-- AIM OF THE EXERCISE --
Every record must appear in your copy exactly as written, with no pictures.

— Start of STORED ROWS —

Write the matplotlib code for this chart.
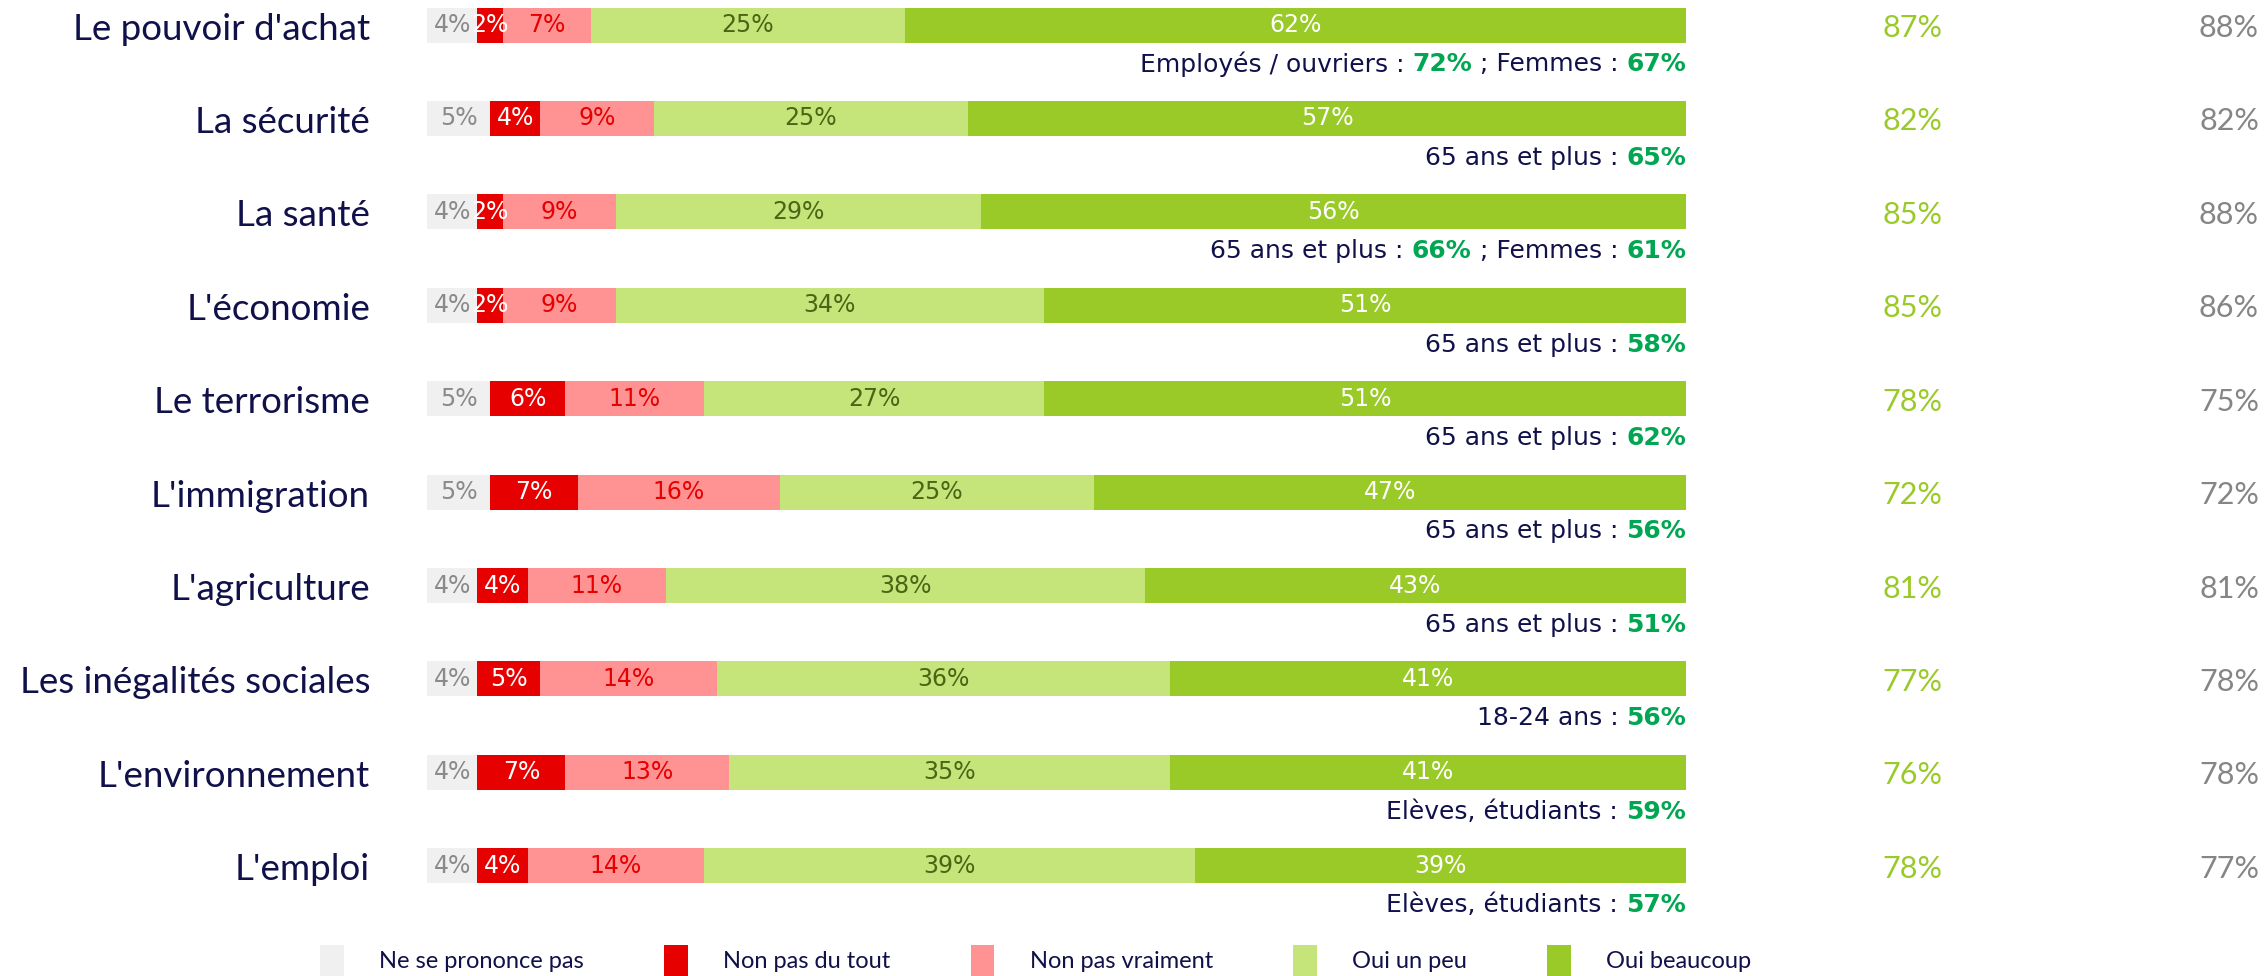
import numpy as np
import matplotlib.pyplot as plt
from matplotlib.patches import Patch

# données
themes = ["Le pouvoir d'achat", "La sécurité", "La santé", "L'économie", "Le terrorisme",
          "L'immigration", "L'agriculture", "Les inégalités sociales", "L'environnement", "L'emploi"]
nspp = [4, 5, 4, 4, 5, 5, 4, 4, 4, 4]
non_tout = [2, 4, 2, 2, 6, 7, 4, 5, 7, 4]
non_vraiment = [7, 9, 9, 9, 11, 16, 11, 14, 13, 14]
oui_peu = [25, 25, 29, 34, 27, 25, 38, 36, 35, 39]
oui_beaucoup = [62, 57, 56, 51, 51, 47, 43, 41, 41, 39]
total_oui = [87, 82, 85, 85, 78, 72, 81, 77, 76, 78]
total_avant = [88, 82, 88, 86, 75, 72, 81, 78, 78, 77]
notes = [
    ["Employés / ouvriers : ", "72%", " ; Femmes : ", "67%"],
    ["65 ans et plus : ", "65%"],
    ["65 ans et plus : ", "66%", " ; Femmes : ", "61%"],
    ["65 ans et plus : ", "58%"],
    ["65 ans et plus : ", "62%"],
    ["65 ans et plus : ", "56%"],
    ["65 ans et plus : ", "51%"],
    ["18-24 ans : ", "56%"],
    ["Elèves, étudiants : ", "59%"],
    ["Elèves, étudiants : ", "57%"],
]
legend_labels = ["Ne se prononce pas", "Non pas du tout", "Non pas vraiment", "Oui un peu", "Oui beaucoup"]

colors = ["#f0f0f0", "#e60000", "#ff9393", "#c5e57a", "#9aca27"]
text_colors = ["#8a8a8a", "white", "#e60000", "#4b6514", "white"]
navy = "#10104a"
green_txt = "#00a651"

hand = ["Liberation Sans Narrow", "DejaVu Sans"]
sans = ["Lato", "DejaVu Sans"]

fig = plt.figure(figsize=(22.64, 9.76), dpi=100)
ax = fig.add_axes([427 / 2264, 0, (1686 - 427) / 2264, 1])

y = np.arange(len(themes))
series = [nspp, non_tout, non_vraiment, oui_peu, oui_beaucoup]
left = np.zeros(len(themes))
for vals, c, tc in zip(series, colors, text_colors):
    vals = np.array(vals)
    ax.barh(y, vals, left=left, height=0.375, color=c, edgecolor="none")
    for yi, l, v in zip(y, left, vals):
        ax.text(l + v / 2, yi, f"{v}%", ha="center", va="center", color=tc,
                fontsize=17, family=hand)
    left += vals

ax.set_xlim(0, 100)
ax.set_ylim(10.18, -0.268)
ax.axis("off")

# libellés des thèmes, à gauche
for yi, t in zip(y, themes):
    ax.annotate(t, xy=(0, yi), xytext=(-57, -4), textcoords="offset pixels",
                ha="right", va="center", color=navy, fontsize=26.5, family=sans)

# totaux à droite
for yi, a, b in zip(y, total_oui, total_avant):
    ax.annotate(f"{a}%", xy=(100, yi), xytext=(226, -3), textcoords="offset pixels",
                ha="center", va="center", color="#9aca27", fontsize=22, family=sans)
    ax.annotate(f"{b}%", xy=(100, yi), xytext=(573, -3), textcoords="offset pixels",
                ha="right", va="center", color="#858585", fontsize=22, family=sans)

# sous-annotations, alignées à droite sur la fin de la barre
for yi, parts in zip(y, notes):
    prev = None
    for k, p in reversed(list(enumerate(parts))):
        col = green_txt if k % 2 == 1 else navy
        fw = "bold" if k % 2 == 1 else "normal"
        if prev is None:
            prev = ax.text(100, yi + 0.42, p, ha="right", va="center", color=col,
                           fontsize=18, family=hand, fontweight=fw)
        else:
            prev = ax.annotate(p, xy=(0, 0.5), xycoords=prev, ha="right", va="center",
                               color=col, fontsize=18, family=hand, fontweight=fw)

handles = [Patch(facecolor=c, edgecolor="none") for c in colors]
fig.legend(handles, legend_labels, loc="center", bbox_to_anchor=(0.4575, 0.016), ncol=5,
           frameon=False, handlelength=1.0, handleheight=1.6,
           columnspacing=3.4, handletextpad=1.5, labelcolor=navy,
           prop={"family": sans, "size": 17})

fig.savefig("out.png", dpi=100)
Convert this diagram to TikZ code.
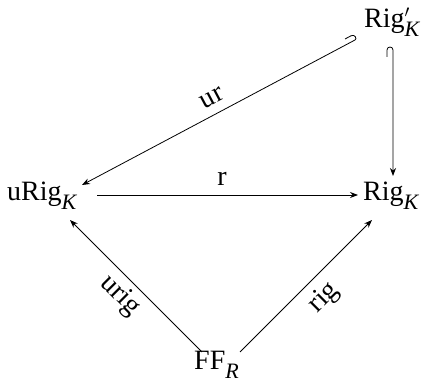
\documentclass[tikz,border=0pt]{standalone}
\usepackage{fontspec}
\setmainfont{Liberation Serif}
\usetikzlibrary{arrows.meta}
\newcommand{\lsub}[1]{\raisebox{-8.5pt}{\fontsize{22}{24}\selectfont\itshape #1}}
\begin{document}
\begin{tikzpicture}[x=1pt,y=-1pt,
  obj/.style={anchor=base west,inner sep=0pt,font=\fontsize{28}{32}\selectfont},
  lbl/.style={inner sep=0pt,font=\fontsize{28}{32}\selectfont},
  arr/.style={-{Stealth[length=8pt,width=6pt]},line width=0.8pt}]
\useasboundingbox (0,0) rectangle (421,387);
\node[obj] (rigp) at (364,28) {Rig\rlap{\raisebox{10pt}{\fontsize{19}{19}\selectfont$\prime$}}\lsub{K}};
\node[obj] (urig) at (7,201) {uRig\lsub{K}};
\node[obj] (rig) at (363,201) {Rig\lsub{K}};
\node[obj] (ff) at (194,370) {FF\lsub{R}};
% hooked arrow Rig' -> uRig
\draw[arr] ([shift={(-19,11)}]rigp.base west) -- ([shift={(-12.8,7.7)}]rigp.base west)
  .. controls ([shift={(-9.3,5.8)}]rigp.base west) and ([shift={(-6.5,11.1)}]rigp.base west)
  .. ([shift={(-9,12)}]rigp.base west) -- ([shift={(75,-16)}]urig.base west);
% hooked arrow Rig' -> Rig
\draw[arr] ([shift={(23,29)}]rigp.base west) -- ([shift={(23,22)}]rigp.base west)
  .. controls ([shift={(23,18)}]rigp.base west) and ([shift={(29,18)}]rigp.base west)
  .. ([shift={(29,22)}]rigp.base west) -- ([shift={(30,-25)}]rig.base west);
\draw[arr] ([shift={(90,-6)}]urig.base west) -- ([shift={(-5,-6)}]rig.base west);
\draw[arr] ([shift={(8,-18)}]ff.base west) -- ([shift={(63,19)}]urig.base west);
\draw[arr] ([shift={(46,-18)}]ff.base west) -- ([shift={(9,19)}]rig.base west);
\node[lbl] (lur) at (212,98) [rotate=28] {ur};
\node[lbl] (lr) at (222,179) {r};
\node[lbl] (lurig) at (120,296) [rotate=-45] {urig};
\node[lbl] (lrig) at (324,298) [rotate=45] {rig};
\end{tikzpicture}
\end{document}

— End of STORED ROWS —

-- EXERCISE RESULT --
Write the matplotlib code for this chart.
import numpy as np
import matplotlib.pyplot as plt
from matplotlib.patches import Patch

# données
themes = ["Le pouvoir d'achat", "La sécurité", "La santé", "L'économie", "Le terrorisme",
          "L'immigration", "L'agriculture", "Les inégalités sociales", "L'environnement", "L'emploi"]
nspp = [4, 5, 4, 4, 5, 5, 4, 4, 4, 4]
non_tout = [2, 4, 2, 2, 6, 7, 4, 5, 7, 4]
non_vraiment = [7, 9, 9, 9, 11, 16, 11, 14, 13, 14]
oui_peu = [25, 25, 29, 34, 27, 25, 38, 36, 35, 39]
oui_beaucoup = [62, 57, 56, 51, 51, 47, 43, 41, 41, 39]
total_oui = [87, 82, 85, 85, 78, 72, 81, 77, 76, 78]
total_avant = [88, 82, 88, 86, 75, 72, 81, 78, 78, 77]
notes = [
    ["Employés / ouvriers : ", "72%", " ; Femmes : ", "67%"],
    ["65 ans et plus : ", "65%"],
    ["65 ans et plus : ", "66%", " ; Femmes : ", "61%"],
    ["65 ans et plus : ", "58%"],
    ["65 ans et plus : ", "62%"],
    ["65 ans et plus : ", "56%"],
    ["65 ans et plus : ", "51%"],
    ["18-24 ans : ", "56%"],
    ["Elèves, étudiants : ", "59%"],
    ["Elèves, étudiants : ", "57%"],
]
legend_labels = ["Ne se prononce pas", "Non pas du tout", "Non pas vraiment", "Oui un peu", "Oui beaucoup"]

colors = ["#f0f0f0", "#e60000", "#ff9393", "#c5e57a", "#9aca27"]
text_colors = ["#8a8a8a", "white", "#e60000", "#4b6514", "white"]
navy = "#10104a"
green_txt = "#00a651"

hand = ["Liberation Sans Narrow", "DejaVu Sans"]
sans = ["Lato", "DejaVu Sans"]

fig = plt.figure(figsize=(22.64, 9.76), dpi=100)
ax = fig.add_axes([427 / 2264, 0, (1686 - 427) / 2264, 1])

y = np.arange(len(themes))
series = [nspp, non_tout, non_vraiment, oui_peu, oui_beaucoup]
left = np.zeros(len(themes))
for vals, c, tc in zip(series, colors, text_colors):
    vals = np.array(vals)
    ax.barh(y, vals, left=left, height=0.375, color=c, edgecolor="none")
    for yi, l, v in zip(y, left, vals):
        ax.text(l + v / 2, yi, f"{v}%", ha="center", va="center", color=tc,
                fontsize=17, family=hand)
    left += vals

ax.set_xlim(0, 100)
ax.set_ylim(10.18, -0.268)
ax.axis("off")

# libellés des thèmes, à gauche
for yi, t in zip(y, themes):
    ax.annotate(t, xy=(0, yi), xytext=(-57, -4), textcoords="offset pixels",
                ha="right", va="center", color=navy, fontsize=26.5, family=sans)

# totaux à droite
for yi, a, b in zip(y, total_oui, total_avant):
    ax.annotate(f"{a}%", xy=(100, yi), xytext=(226, -3), textcoords="offset pixels",
                ha="center", va="center", color="#9aca27", fontsize=22, family=sans)
    ax.annotate(f"{b}%", xy=(100, yi), xytext=(573, -3), textcoords="offset pixels",
                ha="right", va="center", color="#858585", fontsize=22, family=sans)

# sous-annotations, alignées à droite sur la fin de la barre
for yi, parts in zip(y, notes):
    prev = None
    for k, p in reversed(list(enumerate(parts))):
        col = green_txt if k % 2 == 1 else navy
        fw = "bold" if k % 2 == 1 else "normal"
        if prev is None:
            prev = ax.text(100, yi + 0.42, p, ha="right", va="center", color=col,
                           fontsize=18, family=hand, fontweight=fw)
        else:
            prev = ax.annotate(p, xy=(0, 0.5), xycoords=prev, ha="right", va="center",
                               color=col, fontsize=18, family=hand, fontweight=fw)

handles = [Patch(facecolor=c, edgecolor="none") for c in colors]
fig.legend(handles, legend_labels, loc="center", bbox_to_anchor=(0.4575, 0.016), ncol=5,
           frameon=False, handlelength=1.0, handleheight=1.6,
           columnspacing=3.4, handletextpad=1.5, labelcolor=navy,
           prop={"family": sans, "size": 17})

fig.savefig("out.png", dpi=100)
Convert this diagram to TikZ code.
\documentclass[tikz,border=0pt]{standalone}
\usepackage{fontspec}
\setmainfont{Liberation Serif}
\usetikzlibrary{arrows.meta}
\newcommand{\lsub}[1]{\raisebox{-8.5pt}{\fontsize{22}{24}\selectfont\itshape #1}}
\begin{document}
\begin{tikzpicture}[x=1pt,y=-1pt,
  obj/.style={anchor=base west,inner sep=0pt,font=\fontsize{28}{32}\selectfont},
  lbl/.style={inner sep=0pt,font=\fontsize{28}{32}\selectfont},
  arr/.style={-{Stealth[length=8pt,width=6pt]},line width=0.8pt}]
\useasboundingbox (0,0) rectangle (421,387);
\node[obj] (rigp) at (364,28) {Rig\rlap{\raisebox{10pt}{\fontsize{19}{19}\selectfont$\prime$}}\lsub{K}};
\node[obj] (urig) at (7,201) {uRig\lsub{K}};
\node[obj] (rig) at (363,201) {Rig\lsub{K}};
\node[obj] (ff) at (194,370) {FF\lsub{R}};
% hooked arrow Rig' -> uRig
\draw[arr] ([shift={(-19,11)}]rigp.base west) -- ([shift={(-12.8,7.7)}]rigp.base west)
  .. controls ([shift={(-9.3,5.8)}]rigp.base west) and ([shift={(-6.5,11.1)}]rigp.base west)
  .. ([shift={(-9,12)}]rigp.base west) -- ([shift={(75,-16)}]urig.base west);
% hooked arrow Rig' -> Rig
\draw[arr] ([shift={(23,29)}]rigp.base west) -- ([shift={(23,22)}]rigp.base west)
  .. controls ([shift={(23,18)}]rigp.base west) and ([shift={(29,18)}]rigp.base west)
  .. ([shift={(29,22)}]rigp.base west) -- ([shift={(30,-25)}]rig.base west);
\draw[arr] ([shift={(90,-6)}]urig.base west) -- ([shift={(-5,-6)}]rig.base west);
\draw[arr] ([shift={(8,-18)}]ff.base west) -- ([shift={(63,19)}]urig.base west);
\draw[arr] ([shift={(46,-18)}]ff.base west) -- ([shift={(9,19)}]rig.base west);
\node[lbl] (lur) at (212,98) [rotate=28] {ur};
\node[lbl] (lr) at (222,179) {r};
\node[lbl] (lurig) at (120,296) [rotate=-45] {urig};
\node[lbl] (lrig) at (324,298) [rotate=45] {rig};
\end{tikzpicture}
\end{document}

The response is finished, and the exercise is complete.